07 SES 01 B, Children and Youth Voices on Inclusion and (In)justice
Evidence suggests that despite a fragmented educational history and exile-related stressors, many refugee children succeed in schools and do well in life (Boyden 2013). These children are not ‘miraculous exceptions’ (cf. Bourdieu 1979), nor are their stories uncommon. Yet, their experiences are often submerged by predominantly deficit based discourses that position the child as a victim of barriers due to trauma, limited literacy and other gaps in education-related skills; and schools as remedial places (Graham, Minhas & Paxton 2016; Major, Wilkinson et al 2013).
This presentation, being a part of a larger study focusing on refugee children’s educational success, is underpinned by a belief that while certain circumstances and processes can make refugee children vulnerable and struggle in school, the relationship between difficult experiences and consequent problems is correlational rather than causal.

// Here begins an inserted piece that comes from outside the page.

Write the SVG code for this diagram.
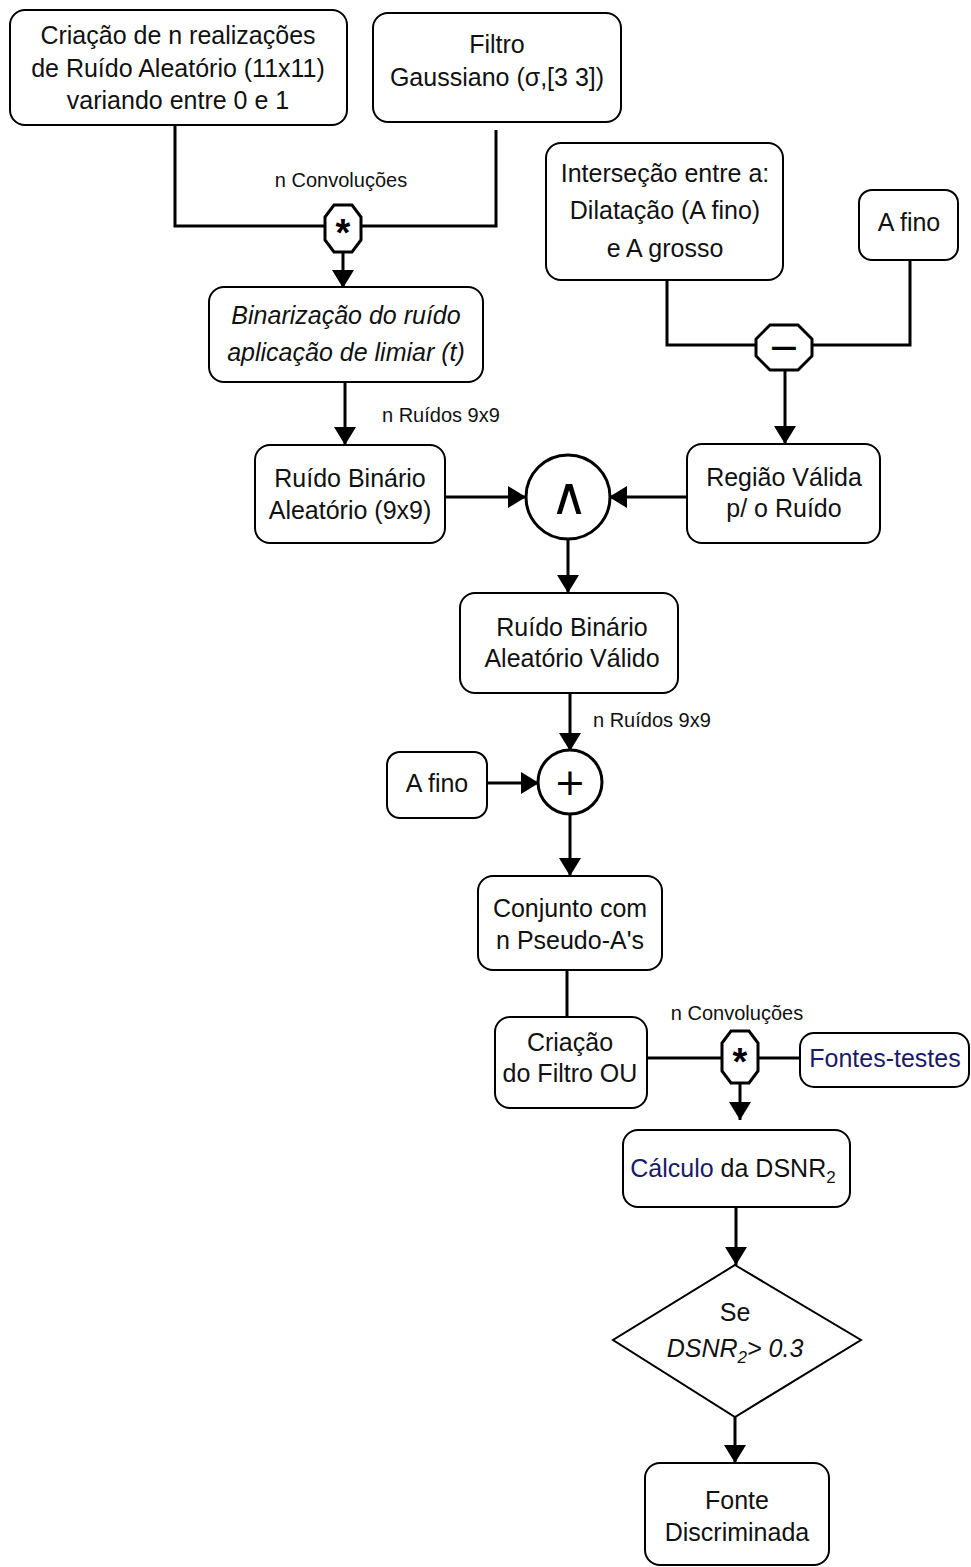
<svg xmlns="http://www.w3.org/2000/svg" width="971" height="1567" viewBox="0 0 971 1567">
<style>
.box{fill:#fff;stroke:#000;stroke-width:2}
.op{fill:#fff;stroke:#000;stroke-width:3}
.ln{fill:none;stroke:#000;stroke-width:3}
.t{font-family:"Liberation Sans",Arial,sans-serif;font-size:25px;fill:#111;text-anchor:middle}
.it{font-style:italic}
.s{font-family:"Liberation Sans",Arial,sans-serif;font-size:20px;fill:#111}
.navy{fill:#1a1a66}
.sym{font-family:"DejaVu Sans",sans-serif;fill:#000;text-anchor:middle}
.ast{font-family:"Liberation Sans",Arial,sans-serif;font-weight:bold;font-size:38px;fill:#000;text-anchor:middle}
</style>
<defs>
<marker id="ah" markerUnits="userSpaceOnUse" markerWidth="20" markerHeight="22" refX="18" refY="11" orient="auto" viewBox="0 0 20 22">
<path d="M0,0 L18,11 L0,22 z" fill="#000"/>
</marker>
</defs>
<rect width="971" height="1567" fill="#fff"/>

<g id="connectors">
<polyline class="ln" points="175,125 175,226 326,226"/>
<polyline class="ln" points="360,226 496,226 496,130"/>
<line class="ln" x1="343" y1="252" x2="343" y2="288" marker-end="url(#ah)"/>
<line class="ln" x1="345" y1="382" x2="345" y2="445" marker-end="url(#ah)"/>
<polyline class="ln" points="667,280 667,345 755,345"/>
<polyline class="ln" points="812,345 910,345 910,260"/>
<line class="ln" x1="785" y1="370" x2="785" y2="444" marker-end="url(#ah)"/>
<line class="ln" x1="445" y1="497" x2="526" y2="497" marker-end="url(#ah)"/>
<line class="ln" x1="687" y1="497" x2="609" y2="497" marker-end="url(#ah)"/>
<line class="ln" x1="568" y1="539" x2="568" y2="593" marker-end="url(#ah)"/>
<line class="ln" x1="570" y1="693" x2="570" y2="751" marker-end="url(#ah)"/>
<line class="ln" x1="487" y1="783" x2="539" y2="783" marker-end="url(#ah)"/>
<line class="ln" x1="570" y1="814" x2="570" y2="876" marker-end="url(#ah)"/>
<line class="ln" x1="567" y1="970" x2="567" y2="1017"/>
<line class="ln" x1="647" y1="1058" x2="722" y2="1058"/>
<line class="ln" x1="757" y1="1058" x2="800" y2="1058"/>
<line class="ln" x1="740" y1="1083" x2="740" y2="1120" marker-end="url(#ah)"/>
<line class="ln" x1="736" y1="1207" x2="736" y2="1265" marker-end="url(#ah)"/>
<line class="ln" x1="735" y1="1417" x2="735" y2="1463" marker-end="url(#ah)"/>
<text class="s" x="341" y="187" text-anchor="middle">n Convoluções</text>
<text class="s" x="382" y="422">n Ruídos 9x9</text>
<text class="s" x="593" y="727">n Ruídos 9x9</text>
<text class="s" x="737" y="1020" text-anchor="middle">n Convoluções</text>
</g>

<g id="n1">
<rect class="box" x="10" y="10" width="337" height="115" rx="15"/>
<text class="t" x="178" y="44">Criação de n realizações</text>
<text class="t" x="178" y="77">de Ruído Aleatório (11x11)</text>
<text class="t" x="178" y="109">variando entre 0 e 1</text>
</g>
<g id="n2">
<rect class="box" x="373" y="13" width="248" height="109" rx="15"/>
<text class="t" x="497" y="53">Filtro</text>
<text class="t" x="497" y="86">Gaussiano (σ,[3 3])</text>
</g>
<g id="conv1">
<polygon class="op" points="334,205 352,205 361,217 361,240 352,252 334,252 325,240 325,217"/>
<text class="ast" x="343" y="246">*</text>
</g>
<g id="n3">
<rect class="box" x="546" y="143" width="237" height="137" rx="15"/>
<text class="t" x="665" y="182">Interseção entre a:</text>
<text class="t" x="665" y="219">Dilatação (A fino)</text>
<text class="t" x="665" y="257">e A grosso</text>
</g>
<g id="n4">
<rect class="box" x="859" y="190" width="99" height="70" rx="13"/>
<text class="t" x="909" y="231">A fino</text>
</g>
<g id="minus">
<polygon class="op" points="770,325 798,325 812,339 812,356 798,370 770,370 756,356 756,339"/>
<text class="sym" x="784" y="360" font-size="38">−</text>
</g>
<g id="n5">
<rect class="box" x="209" y="287" width="274" height="95" rx="15"/>
<text class="t it" x="346" y="324">Binarização do ruído</text>
<text class="t it" x="346" y="361">aplicação de limiar (t)</text>
</g>
<g id="n6">
<rect class="box" x="255" y="445" width="190" height="98" rx="15"/>
<text class="t" x="350" y="487">Ruído Binário</text>
<text class="t" x="350" y="519">Aleatório (9x9)</text>
</g>
<g id="and">
<circle class="op" cx="568" cy="497" r="42"/>
<text class="sym" x="569" y="514" font-size="52">∧</text>
</g>
<g id="n7">
<rect class="box" x="687" y="444" width="193" height="99" rx="15"/>
<text class="t" x="784" y="486">Região Válida</text>
<text class="t" x="784" y="517">p/ o Ruído</text>
</g>
<g id="n8">
<rect class="box" x="460" y="593" width="218" height="100" rx="15"/>
<text class="t" x="572" y="636">Ruído Binário</text>
<text class="t" x="572" y="667">Aleatório Válido</text>
</g>
<g id="n9">
<rect class="box" x="387" y="752" width="100" height="66" rx="13"/>
<text class="t" x="437" y="792">A fino</text>
</g>
<g id="plus">
<circle class="op" cx="570" cy="782" r="32"/>
<text class="sym" x="570" y="795" font-size="38">+</text>
</g>
<g id="n10">
<rect class="box" x="478" y="876" width="184" height="94" rx="15"/>
<text class="t" x="570" y="917">Conjunto com</text>
<text class="t" x="570" y="949">n Pseudo-A's</text>
</g>
<g id="n11">
<rect class="box" x="495" y="1017" width="152" height="91" rx="15"/>
<text class="t" x="570" y="1051">Criação</text>
<text class="t" x="570" y="1082">do Filtro OU</text>
</g>
<g id="conv2">
<polygon class="op" points="731,1031 749,1031 758,1043 758,1071 749,1083 731,1083 722,1071 722,1043"/>
<text class="ast" x="740" y="1075">*</text>
</g>
<g id="n12">
<rect class="box" x="800" y="1033" width="169" height="54" rx="14"/>
<text class="t navy" x="885" y="1067">Fontes-testes</text>
</g>
<g id="n13">
<rect class="box" x="623" y="1130" width="227" height="77" rx="15"/>
<text class="t" x="733" y="1177"><tspan class="navy">Cálculo</tspan> da DSNR<tspan font-size="17" dy="6">2</tspan></text>
</g>
<g id="n14">
<polygon class="box" points="735,1265 861,1340 735,1417 613,1340"/>
<text class="t" x="735" y="1321">Se</text>
<text class="t it" x="735" y="1357">DSNR<tspan font-size="17" dy="6">2</tspan><tspan dy="-6">&gt; 0.3</tspan></text>
</g>
<g id="n15">
<rect class="box" x="645" y="1463" width="184" height="102" rx="15"/>
<text class="t" x="737" y="1509">Fonte</text>
<text class="t" x="737" y="1541">Discriminada</text>
</g>
</svg>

Thus, while not overlooking trauma and other major issues arising from the refugee experience, this presentation shifts the research focus away from fixed categories based on marginality (e.g. due to refugee status, vulnerability or assumed trauma) to an appreciation of refugee children’s individual strengths, their ways of navigating the system and the shaping of their dispositions to act in specific ways (habitus).
The theoretical framework of this study derives from the theory of practice architectures (Kemmis et al 2014) and Bourdieu’s (1990) concept of habitus. The theory of practice architectures conjoins the individual and the societal approaches, thus providing an elaborate understanding of the ways in which the child’s experiences of success and the site-specific educational practices are nested with one another: how the everyday reality of refugee students is composed in socio-material realities of schools and, especially, shaped by the arrangements among which the practices are enacted (Schatzki 2002). Exploring the cultural-discursive, material-economic and social-political arrangements that hold educational practices in place (Kemmis et al 2014) helps to understand the ways in which refugee children form their habitus, or set of dispositions, that enable them to operate in a field (Bourdieu 1990). This presentation elaborates the refugee children’s navigation within the practices of their learning sites.i.e., their ways of understanding, thinking and speaking (sayings), their ways of acting (doings), and their ways of relating to each other (relatings) in the shared landscapes.
Bourdieu, P. (1979). The inheritors: French students and their relation to culture. Chicago: University of Chicago Press. Bourdieu, P. (1990) The Logic of Practice. USA: Stanford University Press. Boyden, J. (2013). "We're not going to suffer like this in the mud": Educational aspirations, social mobility and independent Cahill, C. (2007). Participatory data analysis. In S. Kindon, R. Pain & M. Kesby (Eds.), Participatory action research approaches and methods: Connecting people, participation and place. London: Routledge, 181-187 Graham, H., Minhas, R., & Paxton, G. (2016). Learning problems in children of refugee background: A systematic review. Pediatrics 137(6), 1-15. Kemmis, S., Wilkinson, J., Edwards-Groves, C., Hardy, I., Grootenboer, P., & Bristol, L. (2014). Changing practices, changing education. Singapore: Springer. Major, J., Wilkinson, J., Langat, K., & Santoro, N. (2013). Sudanese young people of refugee background in rural and regional Australia: Social capital and education success. Australian and International Journal of Rural Education, 23(3), 95-105. Schatzki, T. R. (2002). The site of the social: A philosophical account of the constitution of social life and change. Univer-sity Park: Pennsylvania.